Let's Reminisce: Two Portuguese immigrants in the Old West

By Jerry Lincecum
Special to the Herald Democrat

We are often reminded that the US is a nation forged by immigrants, but there is one European country whose migrants here are rarely mentioned: Portugal. In particular their contribution to the settlement and development of the West has been slighted.

This was brought to my attention when a neighbor made a visit to her ancestral home, the Azores, a chain of islands that is part of Portugal. Her maternal grandfather, Manuel Brazil, immigrated to Boston at the age of eight, accompanied only by one family member, a cousin, just a few years older.

They arrived in New York, with placards telling their names and stating that they would be welcomed in California by relatives who had immigrated earlier. They made it to California and my neighbor’s grandfather later came to the Texas panhandle, which is where she was born and grew up.

Intrigued by this story, I asked for more background and was loaned a book entitled “Land, As Far As the Eye Can See,” by Donald Warrin and Geoffrey Gomes. From it I learned more about the lives of two immigrants from the Azores named Manuel Brazil, the elder being the uncle of my neighbor’s grandfather.

The uncle, Manuel S. Brazil was born in the Azores in 1850 and he immigrated to the US in 1866 at the age of 16. He eventually settled in the New Mexico territory and became a naturalized US citizen in 1872. Eight years later he purchased a ranch near Fort Sumner for $400, and one of the witness signatures on the deed was that of William Bonney, better known as Billy the Kid.

Although the Kid was already wanted for murder and known to be rustling cattle and horses, he remained on friendly terms with Brazil for a while. However, it was not long before Pat Garrett was elected sheriff of Lincoln County, New Mexico, and he set out to arrest the Kid in December 1880. At this point Manuel Brazil played a noteworthy role in helping Garrett bring about the capture of Billy the Kid.

On the evening of Dec. 19, after a confrontation with Garrett and a posse that resulted in the death of one member of his gang, Billy sought refuge on Brazil’s ranch. Confident that he was loyal to them, Billy asked Brazil to ride into Fort Sumner for supplies and information.

According to Garrett, Brazil came to him on the morning of Dec. 20 and reported that the Kid and his gang were crestfallen and vulnerable.
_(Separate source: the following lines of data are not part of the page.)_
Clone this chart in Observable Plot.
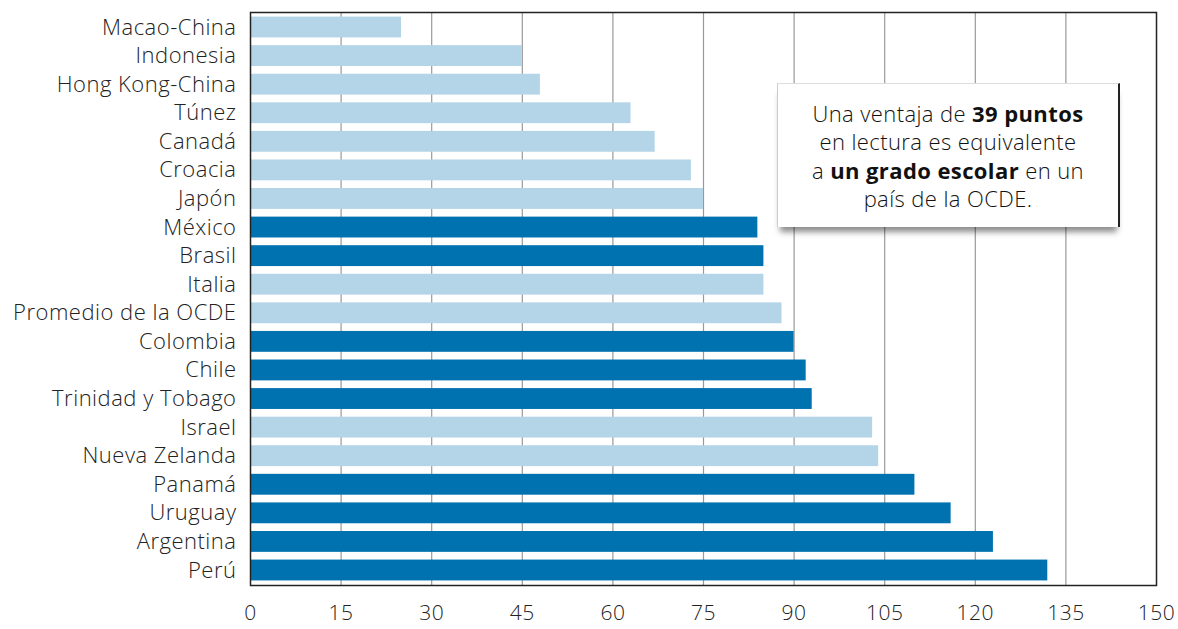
<!DOCTYPE html>
<html>
<head>
<meta charset="utf-8">
<script src="https://cdn.jsdelivr.net/npm/d3@7"></script>
<script src="https://cdn.jsdelivr.net/npm/@observablehq/plot@0.6"></script>
<style>
  html, body { margin: 0; padding: 0; background: #fff; }
  #wrap { position: relative; width: 1178px; height: 629px; font-family: "Open Sans", Lato, sans-serif; }
  #note {
    position: absolute; left: 777px; top: 83px; width: 343px; height: 144px;
    box-sizing: border-box; background: #fff;
    border-top: 1px solid #ddd; border-left: 1px solid #ccc; border-right: 2px solid #222;
    box-shadow: 0 8px 6px -3px rgba(0,0,0,0.45);
    display: flex; align-items: center; justify-content: center; text-align: center;
    font-size: 22px; line-height: 28.5px; color: #111; font-weight: 300; letter-spacing: 0.4px;
  }
  #note b { font-weight: 700; }
  svg text { letter-spacing: 0.5px; }
</style>
</head>
<body>
<div id="wrap"></div>
<script>
const countries = ["Macao-China","Indonesia","Hong Kong-China","Túnez","Canadá","Croacia","Japón","México","Brasil","Italia","Promedio de la OCDE","Colombia","Chile","Trinidad y Tobago","Israel","Nueva Zelanda","Panamá","Uruguay","Argentina","Perú"];
const values = [25,45,48,63,67,73,75,84,85,85,88,90,92,93,103,104,110,116,123,132];
const latam = [false,false,false,false,false,false,false,true,true,false,false,true,true,true,false,false,true,true,true,true];
const xTicks = [0,15,30,45,60,75,90,105,120,135,150];
const noteLines = ["Una ventaja de <b>39 puntos</b>", "en lectura es equivalente", "a <b>un grado escolar</b> en un", "país de la OCDE."];

const data = countries.map((c, i) => ({country: c, value: values[i], latam: latam[i]}));

const chart = Plot.plot({
  width: 1178,
  height: 629,
  marginLeft: 250,
  marginRight: 22,
  marginTop: 12,
  marginBottom: 44,
  style: {fontFamily: "'Open Sans', Lato, sans-serif", fontSize: "22px", fontWeight: 300, color: "#222", background: "#fff"},
  x: {domain: [0, 150], ticks: xTicks, label: null, tickSize: 0, tickPadding: 20},
  y: {domain: countries, label: null, tickSize: 0, tickPadding: 14, paddingInner: 0.27, paddingOuter: 0.16, round: false},
  marks: [
    Plot.gridX(xTicks.filter(t => t > 0 && t < 150), {stroke: "#999", strokeOpacity: 1, strokeWidth: 1.2}),
    Plot.barX(data, {x: "value", y: "country", fill: d => d.latam ? "#0072b0" : "#b4d5e8"}),
    Plot.frame({stroke: "#222", strokeWidth: 1.5}),
    Plot.axisX({ticks: xTicks, tickSize: 0, tickPadding: 20, fontSize: 21, label: null}),
    Plot.axisY({tickSize: 0, tickPadding: 14, fontSize: 22, label: null})
  ]
});
const wrap = document.getElementById("wrap");
wrap.appendChild(chart);
const note = document.createElement("div");
note.id = "note";
note.innerHTML = "<div>" + noteLines.join("<br>") + "</div>";
wrap.appendChild(note);
</script>
</body>
</html>
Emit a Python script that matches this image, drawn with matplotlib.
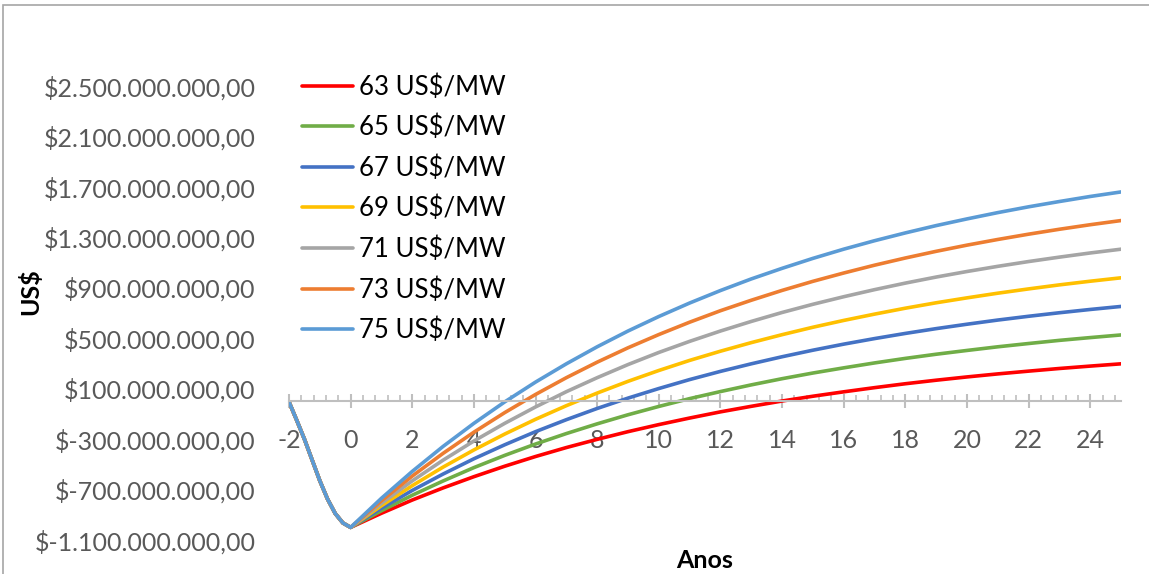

The sheriff asked Brazil to go back and give the Kid misleading information, setting him up for capture. Eventually he was captured, and in April 1881 he was tried and sentenced to hang. Today Billy the Kid remains one of the most notorious figures from the era, and his life and likeness have been frequently dramatized in Westerns.

It was in the early 1890s that Brazil’s teen-aged nephew, also named Manuel, came to live with him in New Mexico. He remained with his uncle until 1910, and years later he was the source of information about the elder Brazil’s relationship with Billy the Kid and Pat Garrett. In 1896, when the nephew was 15, he moved with his uncle to the Texas Panhandle, the two of them establishing a ranch just south of the Canadian River on the semiarid grasslands of the Llano Estacado.

They operated the ranch for more than 20 years, and Brazil senior became a prominent citizen of Roberts County. He sold his ranch in 1916, ahead of a collapse in beef prices, and invested in commercial real estate in Clarendon, another Panhandle town. However, by 1920 he had retired to Hot Springs, Arkansas. The nephew moved to California, but eventually came back to Plemons, TX, where he operated a large ranch. When the uncle died in 1928, he left some Panhandle properties to his nephew.

The younger Brazil had three children, including a daughter who became the mother of my neighbor. The theme of immigration was reflected doubly in her family, with a genetic inheritance of blue eyes that came from 18th century Flemish migrants to the Azores. One reason the Portuguese immigrants to this country often go unrecognized is their names are assumed to be of Spanish or Mexican origin.